Dataset extract:

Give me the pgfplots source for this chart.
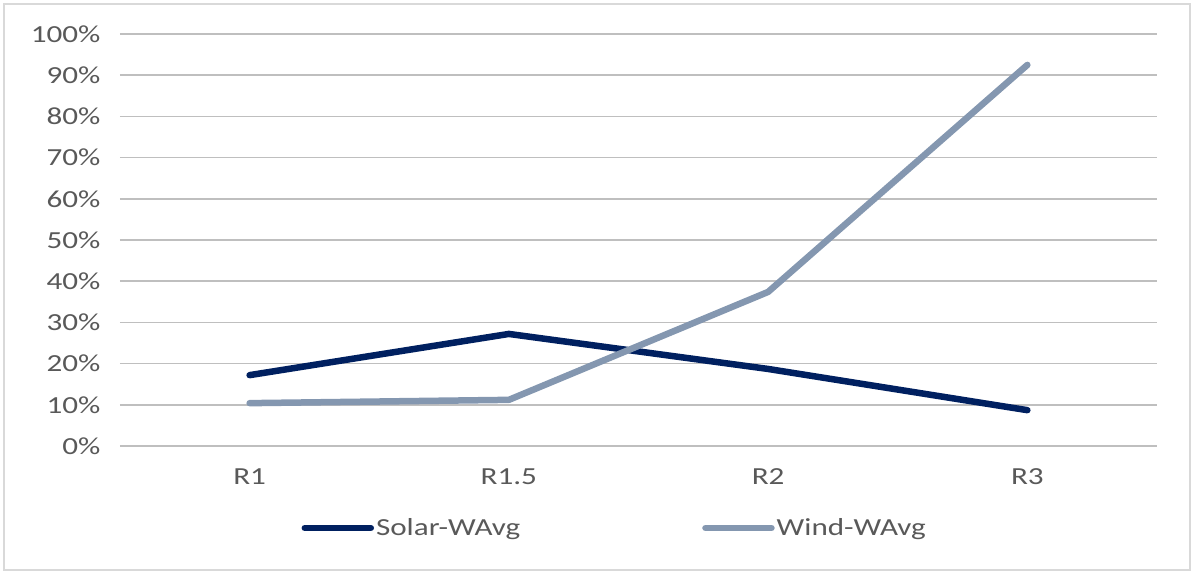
\documentclass[border=0pt]{standalone}
\usepackage{pgfplots}
\pgfplotsset{compat=1.18}
\usepackage{fontspec}
\setmainfont{Carlito}[FakeStretch=1.27]
\definecolor{solarc}{RGB}{0,32,96}
\definecolor{windc}{RGB}{132,151,176}
\definecolor{txt}{RGB}{89,89,89}
\definecolor{grid}{RGB}{217,217,217}
\definecolor{frame}{RGB}{217,217,217}
\begin{document}
\begin{tikzpicture}[x=1pt,y=1pt]
\path (0,0) rectangle (1195,574);
\draw[frame, line width=1.5pt] (4,4) rectangle (1190,570);
\begin{axis}[
  at={(120pt,128pt)}, anchor=south west,
  scale only axis, width=1037pt, height=412pt,
  xmin=-0.5, xmax=3.5, ymin=0, ymax=100,
  xtick={0,1,2,3}, xticklabels={R1,R1.5,R2,R3},
  ytick={0,10,...,100},
  yticklabel={\pgfmathprintnumber{\tick}\%},
  /pgf/number format/assume math mode=true,
  axis line style={draw=none},
  major tick length=0pt,
  xmajorgrids=false, ymajorgrids=true, grid style={grid, line width=1.6pt},
  tick label style={font=\fontsize{24.5}{26}\selectfont, text=txt},
  yticklabel style={xshift=-16pt},
  xticklabel style={yshift=-19pt},
  legend columns=2,
  legend style={at={(0.477,-0.199)}, anchor=center, draw=none, fill=none,
    font=\fontsize{24.5}{26}\selectfont, text=txt,
    /tikz/every even column/.append style={column sep=180pt}},
  legend cell align=left,
  legend image code/.code={\draw[#1, line width=6.5pt, line cap=round] (0pt,0pt) -- (66pt,0pt);},
]
\addplot[solarc, line width=6.5pt, line cap=round, line join=round] coordinates {(0,17.2) (1,27.2) (2,18.7) (3,8.7)};
\addlegendentry{Solar-WAvg}
\addplot[windc, line width=6.5pt, line cap=round, line join=round] coordinates {(0,10.4) (1,11.2) (2,37.4) (3,92.5)};
\addlegendentry{Wind-WAvg}
\end{axis}
\end{tikzpicture}
\end{document}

Directions: Restate the data above exactly, stripping out each image.

Full solution:
Give me the pgfplots source for this chart.
\documentclass[border=0pt]{standalone}
\usepackage{pgfplots}
\pgfplotsset{compat=1.18}
\usepackage{fontspec}
\setmainfont{Carlito}[FakeStretch=1.27]
\definecolor{solarc}{RGB}{0,32,96}
\definecolor{windc}{RGB}{132,151,176}
\definecolor{txt}{RGB}{89,89,89}
\definecolor{grid}{RGB}{217,217,217}
\definecolor{frame}{RGB}{217,217,217}
\begin{document}
\begin{tikzpicture}[x=1pt,y=1pt]
\path (0,0) rectangle (1195,574);
\draw[frame, line width=1.5pt] (4,4) rectangle (1190,570);
\begin{axis}[
  at={(120pt,128pt)}, anchor=south west,
  scale only axis, width=1037pt, height=412pt,
  xmin=-0.5, xmax=3.5, ymin=0, ymax=100,
  xtick={0,1,2,3}, xticklabels={R1,R1.5,R2,R3},
  ytick={0,10,...,100},
  yticklabel={\pgfmathprintnumber{\tick}\%},
  /pgf/number format/assume math mode=true,
  axis line style={draw=none},
  major tick length=0pt,
  xmajorgrids=false, ymajorgrids=true, grid style={grid, line width=1.6pt},
  tick label style={font=\fontsize{24.5}{26}\selectfont, text=txt},
  yticklabel style={xshift=-16pt},
  xticklabel style={yshift=-19pt},
  legend columns=2,
  legend style={at={(0.477,-0.199)}, anchor=center, draw=none, fill=none,
    font=\fontsize{24.5}{26}\selectfont, text=txt,
    /tikz/every even column/.append style={column sep=180pt}},
  legend cell align=left,
  legend image code/.code={\draw[#1, line width=6.5pt, line cap=round] (0pt,0pt) -- (66pt,0pt);},
]
\addplot[solarc, line width=6.5pt, line cap=round, line join=round] coordinates {(0,17.2) (1,27.2) (2,18.7) (3,8.7)};
\addlegendentry{Solar-WAvg}
\addplot[windc, line width=6.5pt, line cap=round, line join=round] coordinates {(0,10.4) (1,11.2) (2,37.4) (3,92.5)};
\addlegendentry{Wind-WAvg}
\end{axis}
\end{tikzpicture}
\end{document}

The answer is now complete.